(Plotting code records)

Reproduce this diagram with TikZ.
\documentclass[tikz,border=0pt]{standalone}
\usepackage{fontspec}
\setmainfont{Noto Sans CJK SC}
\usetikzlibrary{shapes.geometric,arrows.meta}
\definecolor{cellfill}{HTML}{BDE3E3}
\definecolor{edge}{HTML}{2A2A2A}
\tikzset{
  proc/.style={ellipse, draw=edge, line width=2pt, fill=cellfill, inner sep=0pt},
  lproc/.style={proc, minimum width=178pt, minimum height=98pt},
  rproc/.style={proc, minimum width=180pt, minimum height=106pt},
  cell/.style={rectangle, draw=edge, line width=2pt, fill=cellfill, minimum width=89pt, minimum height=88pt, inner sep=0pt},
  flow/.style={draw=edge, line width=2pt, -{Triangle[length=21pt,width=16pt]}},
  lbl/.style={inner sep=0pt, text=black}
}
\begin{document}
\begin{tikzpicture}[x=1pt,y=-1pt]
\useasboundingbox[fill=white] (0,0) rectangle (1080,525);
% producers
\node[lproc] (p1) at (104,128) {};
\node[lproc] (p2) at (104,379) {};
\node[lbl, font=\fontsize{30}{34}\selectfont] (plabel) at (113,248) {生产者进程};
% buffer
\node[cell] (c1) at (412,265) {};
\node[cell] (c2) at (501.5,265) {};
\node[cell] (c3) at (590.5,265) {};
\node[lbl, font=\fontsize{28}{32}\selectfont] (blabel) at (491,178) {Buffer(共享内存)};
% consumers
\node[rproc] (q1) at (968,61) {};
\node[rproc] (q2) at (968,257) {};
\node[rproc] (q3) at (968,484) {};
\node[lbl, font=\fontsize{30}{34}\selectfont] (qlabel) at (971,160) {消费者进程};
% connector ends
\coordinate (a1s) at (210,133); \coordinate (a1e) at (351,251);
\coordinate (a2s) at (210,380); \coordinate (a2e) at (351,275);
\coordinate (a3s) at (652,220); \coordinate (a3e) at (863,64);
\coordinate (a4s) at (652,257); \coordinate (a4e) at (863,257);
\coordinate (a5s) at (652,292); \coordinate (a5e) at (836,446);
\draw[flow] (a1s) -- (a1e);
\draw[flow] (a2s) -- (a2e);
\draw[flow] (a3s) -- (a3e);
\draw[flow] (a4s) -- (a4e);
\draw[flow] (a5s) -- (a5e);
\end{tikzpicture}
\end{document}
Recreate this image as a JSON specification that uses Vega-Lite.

▸ EXERCISE INSTRUCTIONS
Write out every entry exactly as given.

▸ RESULT OF THE EXERCISE
Reproduce this diagram with TikZ.
\documentclass[tikz,border=0pt]{standalone}
\usepackage{fontspec}
\setmainfont{Noto Sans CJK SC}
\usetikzlibrary{shapes.geometric,arrows.meta}
\definecolor{cellfill}{HTML}{BDE3E3}
\definecolor{edge}{HTML}{2A2A2A}
\tikzset{
  proc/.style={ellipse, draw=edge, line width=2pt, fill=cellfill, inner sep=0pt},
  lproc/.style={proc, minimum width=178pt, minimum height=98pt},
  rproc/.style={proc, minimum width=180pt, minimum height=106pt},
  cell/.style={rectangle, draw=edge, line width=2pt, fill=cellfill, minimum width=89pt, minimum height=88pt, inner sep=0pt},
  flow/.style={draw=edge, line width=2pt, -{Triangle[length=21pt,width=16pt]}},
  lbl/.style={inner sep=0pt, text=black}
}
\begin{document}
\begin{tikzpicture}[x=1pt,y=-1pt]
\useasboundingbox[fill=white] (0,0) rectangle (1080,525);
% producers
\node[lproc] (p1) at (104,128) {};
\node[lproc] (p2) at (104,379) {};
\node[lbl, font=\fontsize{30}{34}\selectfont] (plabel) at (113,248) {生产者进程};
% buffer
\node[cell] (c1) at (412,265) {};
\node[cell] (c2) at (501.5,265) {};
\node[cell] (c3) at (590.5,265) {};
\node[lbl, font=\fontsize{28}{32}\selectfont] (blabel) at (491,178) {Buffer(共享内存)};
% consumers
\node[rproc] (q1) at (968,61) {};
\node[rproc] (q2) at (968,257) {};
\node[rproc] (q3) at (968,484) {};
\node[lbl, font=\fontsize{30}{34}\selectfont] (qlabel) at (971,160) {消费者进程};
% connector ends
\coordinate (a1s) at (210,133); \coordinate (a1e) at (351,251);
\coordinate (a2s) at (210,380); \coordinate (a2e) at (351,275);
\coordinate (a3s) at (652,220); \coordinate (a3e) at (863,64);
\coordinate (a4s) at (652,257); \coordinate (a4e) at (863,257);
\coordinate (a5s) at (652,292); \coordinate (a5e) at (836,446);
\draw[flow] (a1s) -- (a1e);
\draw[flow] (a2s) -- (a2e);
\draw[flow] (a3s) -- (a3e);
\draw[flow] (a4s) -- (a4e);
\draw[flow] (a5s) -- (a5e);
\end{tikzpicture}
\end{document}
Recreate this image as a JSON specification that uses Vega-Lite.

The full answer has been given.